■ Written instruction:
Emit a verbatim copy of the lines below from the line with "Reproduce this chart with matplotlib." through the line with "ax = fig.add_axes([0.150, 0.059, 0.850, 0.844])", excluding pictures and everything outside that range.

■ Extracted records:

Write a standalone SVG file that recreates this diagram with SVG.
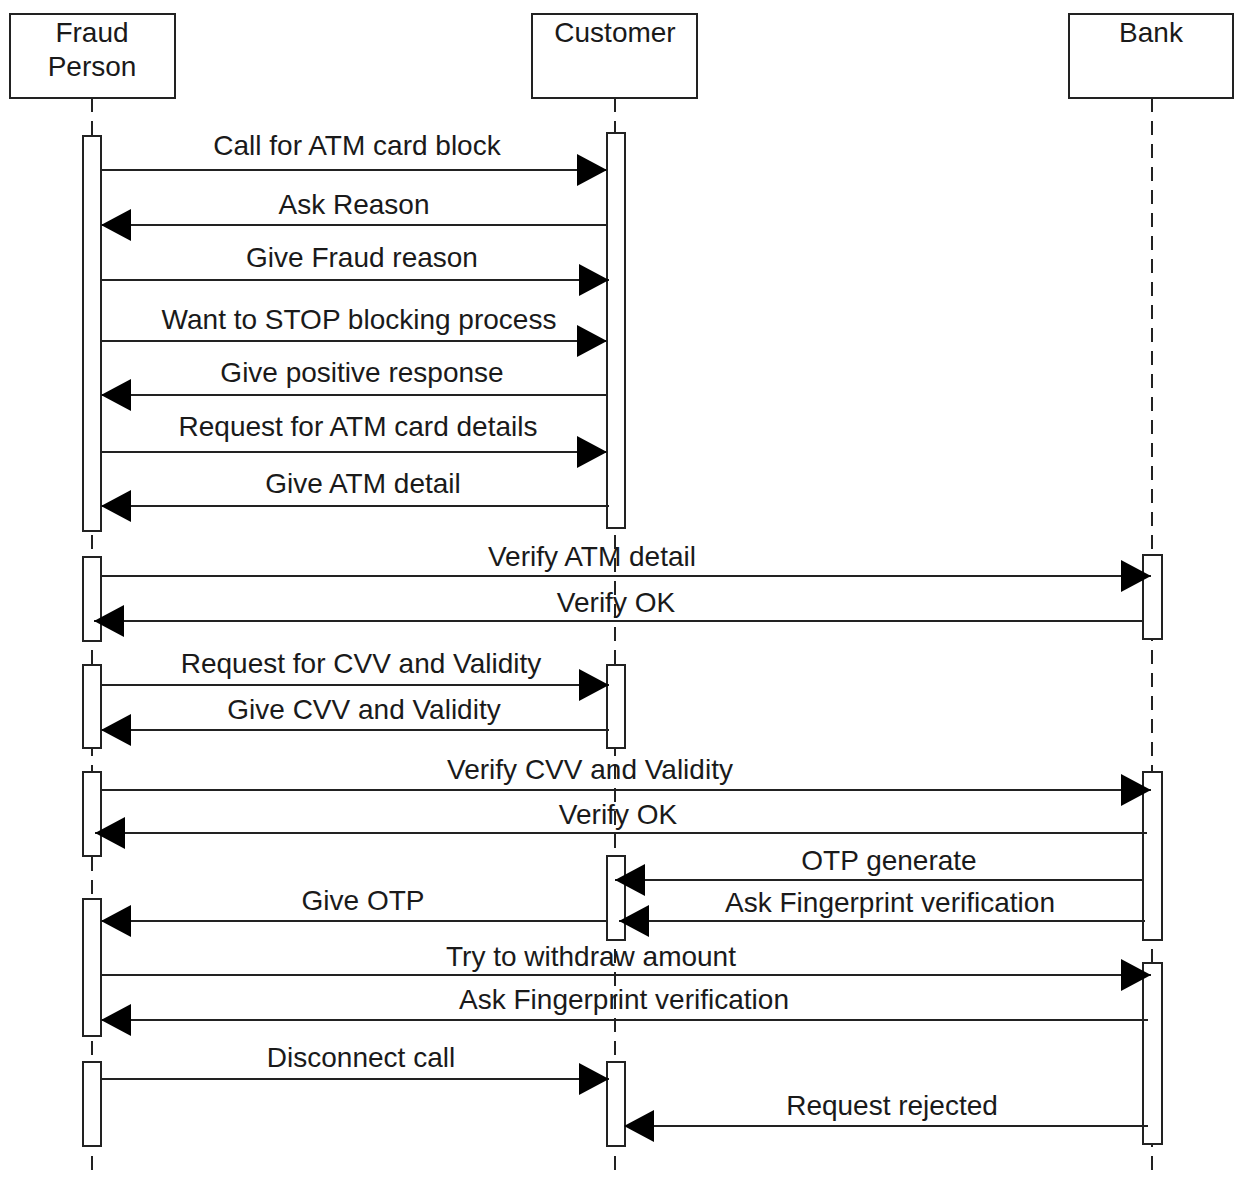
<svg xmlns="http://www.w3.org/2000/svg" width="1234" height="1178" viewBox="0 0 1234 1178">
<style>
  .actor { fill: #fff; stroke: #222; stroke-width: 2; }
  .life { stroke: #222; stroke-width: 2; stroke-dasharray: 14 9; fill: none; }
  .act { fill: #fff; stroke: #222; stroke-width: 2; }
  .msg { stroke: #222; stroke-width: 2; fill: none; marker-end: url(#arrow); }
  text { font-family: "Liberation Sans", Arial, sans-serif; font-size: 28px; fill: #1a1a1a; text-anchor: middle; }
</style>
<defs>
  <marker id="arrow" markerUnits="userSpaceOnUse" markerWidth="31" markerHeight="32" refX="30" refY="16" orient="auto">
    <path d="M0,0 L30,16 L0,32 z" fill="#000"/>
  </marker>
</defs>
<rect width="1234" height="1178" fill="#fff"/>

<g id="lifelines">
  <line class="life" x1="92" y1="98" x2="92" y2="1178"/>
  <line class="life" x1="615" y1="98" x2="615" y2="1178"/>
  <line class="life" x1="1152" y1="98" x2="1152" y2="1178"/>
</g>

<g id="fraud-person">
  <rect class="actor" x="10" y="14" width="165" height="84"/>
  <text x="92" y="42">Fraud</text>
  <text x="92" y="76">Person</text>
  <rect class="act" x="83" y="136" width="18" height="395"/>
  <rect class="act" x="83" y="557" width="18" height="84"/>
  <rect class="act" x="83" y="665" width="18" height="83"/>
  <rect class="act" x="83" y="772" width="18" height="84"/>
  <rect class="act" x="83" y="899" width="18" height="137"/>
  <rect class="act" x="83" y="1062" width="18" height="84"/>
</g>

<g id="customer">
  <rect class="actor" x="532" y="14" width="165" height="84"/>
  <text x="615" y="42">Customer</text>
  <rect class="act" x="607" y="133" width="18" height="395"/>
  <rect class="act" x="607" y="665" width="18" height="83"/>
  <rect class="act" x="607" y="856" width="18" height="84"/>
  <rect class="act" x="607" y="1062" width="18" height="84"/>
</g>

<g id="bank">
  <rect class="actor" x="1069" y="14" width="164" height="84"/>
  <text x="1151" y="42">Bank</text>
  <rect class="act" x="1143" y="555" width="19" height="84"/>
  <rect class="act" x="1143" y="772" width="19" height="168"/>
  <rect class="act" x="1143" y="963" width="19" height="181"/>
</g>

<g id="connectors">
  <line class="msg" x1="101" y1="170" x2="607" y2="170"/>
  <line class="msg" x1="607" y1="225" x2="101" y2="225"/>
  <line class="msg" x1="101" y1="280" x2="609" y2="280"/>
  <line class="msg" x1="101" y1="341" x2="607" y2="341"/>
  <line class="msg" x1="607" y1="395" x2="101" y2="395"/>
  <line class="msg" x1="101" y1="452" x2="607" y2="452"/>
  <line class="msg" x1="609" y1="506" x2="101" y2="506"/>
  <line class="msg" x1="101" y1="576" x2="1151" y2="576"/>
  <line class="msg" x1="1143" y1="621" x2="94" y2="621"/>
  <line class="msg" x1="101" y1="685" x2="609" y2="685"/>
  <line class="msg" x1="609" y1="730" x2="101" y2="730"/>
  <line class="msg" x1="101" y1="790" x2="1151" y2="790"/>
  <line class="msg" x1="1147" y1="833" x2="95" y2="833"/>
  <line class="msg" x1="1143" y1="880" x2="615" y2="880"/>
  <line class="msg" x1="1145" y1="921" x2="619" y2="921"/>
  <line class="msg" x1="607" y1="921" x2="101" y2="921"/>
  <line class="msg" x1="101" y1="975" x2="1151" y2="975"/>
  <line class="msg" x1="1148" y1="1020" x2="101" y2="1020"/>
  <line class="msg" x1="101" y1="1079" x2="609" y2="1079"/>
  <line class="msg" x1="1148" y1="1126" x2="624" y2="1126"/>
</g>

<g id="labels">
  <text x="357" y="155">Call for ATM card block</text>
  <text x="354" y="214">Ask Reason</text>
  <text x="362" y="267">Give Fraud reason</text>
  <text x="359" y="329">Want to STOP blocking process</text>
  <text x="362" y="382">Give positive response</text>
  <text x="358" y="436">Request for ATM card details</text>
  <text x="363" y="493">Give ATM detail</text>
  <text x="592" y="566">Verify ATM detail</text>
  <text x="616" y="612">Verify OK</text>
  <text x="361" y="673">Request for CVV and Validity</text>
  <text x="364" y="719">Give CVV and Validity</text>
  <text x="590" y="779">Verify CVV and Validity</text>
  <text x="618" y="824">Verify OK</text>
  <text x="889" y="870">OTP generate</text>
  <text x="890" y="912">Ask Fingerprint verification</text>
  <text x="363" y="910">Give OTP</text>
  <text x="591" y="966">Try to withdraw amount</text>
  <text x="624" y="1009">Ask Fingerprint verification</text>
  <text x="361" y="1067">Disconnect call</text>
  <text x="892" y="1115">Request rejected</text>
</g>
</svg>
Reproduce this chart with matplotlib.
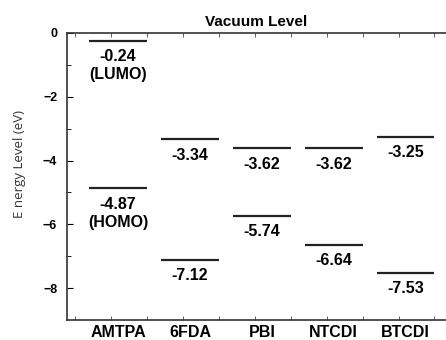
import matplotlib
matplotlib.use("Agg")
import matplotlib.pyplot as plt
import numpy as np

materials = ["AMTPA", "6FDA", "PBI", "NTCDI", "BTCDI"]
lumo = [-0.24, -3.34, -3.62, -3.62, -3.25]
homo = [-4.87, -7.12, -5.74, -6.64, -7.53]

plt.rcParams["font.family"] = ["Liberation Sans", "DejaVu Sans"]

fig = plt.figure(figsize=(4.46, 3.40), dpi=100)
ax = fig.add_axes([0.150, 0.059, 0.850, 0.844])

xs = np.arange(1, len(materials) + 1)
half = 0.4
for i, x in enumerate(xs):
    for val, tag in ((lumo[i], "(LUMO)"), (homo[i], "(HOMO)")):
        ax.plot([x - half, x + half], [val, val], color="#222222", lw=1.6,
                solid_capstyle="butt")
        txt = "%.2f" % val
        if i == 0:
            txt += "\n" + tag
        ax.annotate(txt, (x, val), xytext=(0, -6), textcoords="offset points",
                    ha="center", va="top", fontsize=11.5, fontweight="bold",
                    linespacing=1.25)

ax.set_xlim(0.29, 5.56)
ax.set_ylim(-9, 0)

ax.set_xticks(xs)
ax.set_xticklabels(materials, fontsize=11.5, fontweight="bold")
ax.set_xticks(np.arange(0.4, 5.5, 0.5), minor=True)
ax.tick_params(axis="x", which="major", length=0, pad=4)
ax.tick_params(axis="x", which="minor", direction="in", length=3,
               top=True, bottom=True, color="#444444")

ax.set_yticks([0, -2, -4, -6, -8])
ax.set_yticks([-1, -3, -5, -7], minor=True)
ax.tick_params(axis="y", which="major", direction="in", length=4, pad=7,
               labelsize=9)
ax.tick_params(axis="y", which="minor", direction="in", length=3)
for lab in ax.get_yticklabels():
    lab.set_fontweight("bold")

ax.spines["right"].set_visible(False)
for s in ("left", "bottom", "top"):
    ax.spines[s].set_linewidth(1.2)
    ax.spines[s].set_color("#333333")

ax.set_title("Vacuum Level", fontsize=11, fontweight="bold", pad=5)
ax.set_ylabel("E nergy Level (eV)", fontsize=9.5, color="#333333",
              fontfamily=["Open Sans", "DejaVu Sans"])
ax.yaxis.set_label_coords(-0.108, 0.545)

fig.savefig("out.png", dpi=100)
--
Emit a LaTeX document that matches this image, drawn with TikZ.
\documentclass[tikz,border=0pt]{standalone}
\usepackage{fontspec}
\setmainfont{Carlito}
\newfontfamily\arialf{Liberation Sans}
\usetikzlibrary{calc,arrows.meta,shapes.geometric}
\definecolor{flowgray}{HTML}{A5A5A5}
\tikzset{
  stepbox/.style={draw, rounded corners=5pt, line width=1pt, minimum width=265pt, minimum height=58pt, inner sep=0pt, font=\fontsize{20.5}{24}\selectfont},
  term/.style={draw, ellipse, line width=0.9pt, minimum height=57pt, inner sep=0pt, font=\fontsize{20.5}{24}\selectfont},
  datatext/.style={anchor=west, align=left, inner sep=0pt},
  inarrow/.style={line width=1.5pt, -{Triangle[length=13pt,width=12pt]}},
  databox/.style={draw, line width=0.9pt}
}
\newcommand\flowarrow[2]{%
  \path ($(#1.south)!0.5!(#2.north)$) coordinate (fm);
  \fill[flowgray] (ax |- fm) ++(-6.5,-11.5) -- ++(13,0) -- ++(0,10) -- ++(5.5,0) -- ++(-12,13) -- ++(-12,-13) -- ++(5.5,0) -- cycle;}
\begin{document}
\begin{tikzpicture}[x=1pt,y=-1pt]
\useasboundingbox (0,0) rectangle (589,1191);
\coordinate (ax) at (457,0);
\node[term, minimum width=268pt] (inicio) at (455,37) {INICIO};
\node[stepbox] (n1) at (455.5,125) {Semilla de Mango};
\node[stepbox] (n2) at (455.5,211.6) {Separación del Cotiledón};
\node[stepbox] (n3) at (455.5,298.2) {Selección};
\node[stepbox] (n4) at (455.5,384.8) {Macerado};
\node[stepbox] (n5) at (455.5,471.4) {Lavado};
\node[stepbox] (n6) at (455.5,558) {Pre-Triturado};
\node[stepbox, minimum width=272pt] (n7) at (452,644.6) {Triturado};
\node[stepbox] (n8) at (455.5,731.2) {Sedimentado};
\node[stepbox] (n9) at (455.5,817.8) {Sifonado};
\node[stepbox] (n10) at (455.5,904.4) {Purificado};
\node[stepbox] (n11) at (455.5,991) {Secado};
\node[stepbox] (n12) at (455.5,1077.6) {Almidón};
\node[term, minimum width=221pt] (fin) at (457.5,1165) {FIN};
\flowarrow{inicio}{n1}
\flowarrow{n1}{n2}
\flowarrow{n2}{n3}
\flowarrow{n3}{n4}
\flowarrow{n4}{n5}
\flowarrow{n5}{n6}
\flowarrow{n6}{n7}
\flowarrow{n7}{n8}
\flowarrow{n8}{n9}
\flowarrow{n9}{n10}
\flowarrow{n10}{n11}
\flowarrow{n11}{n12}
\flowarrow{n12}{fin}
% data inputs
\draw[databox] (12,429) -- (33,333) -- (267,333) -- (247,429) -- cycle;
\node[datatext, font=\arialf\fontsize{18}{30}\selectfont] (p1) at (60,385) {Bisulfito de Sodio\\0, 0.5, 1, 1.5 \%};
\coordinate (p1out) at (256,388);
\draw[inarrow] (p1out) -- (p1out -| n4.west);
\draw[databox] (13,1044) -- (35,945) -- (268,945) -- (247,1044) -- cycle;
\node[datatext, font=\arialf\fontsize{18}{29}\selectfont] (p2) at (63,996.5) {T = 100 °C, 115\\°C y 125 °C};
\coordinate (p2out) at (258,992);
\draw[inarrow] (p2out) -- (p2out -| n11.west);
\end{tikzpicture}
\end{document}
* * *
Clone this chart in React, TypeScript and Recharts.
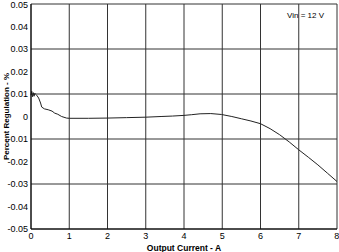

■ Final result:
Reproduce this chart with matplotlib.
import matplotlib
matplotlib.use("Agg")
import matplotlib.pyplot as plt
import numpy as np

materials = ["AMTPA", "6FDA", "PBI", "NTCDI", "BTCDI"]
lumo = [-0.24, -3.34, -3.62, -3.62, -3.25]
homo = [-4.87, -7.12, -5.74, -6.64, -7.53]

plt.rcParams["font.family"] = ["Liberation Sans", "DejaVu Sans"]

fig = plt.figure(figsize=(4.46, 3.40), dpi=100)
ax = fig.add_axes([0.150, 0.059, 0.850, 0.844])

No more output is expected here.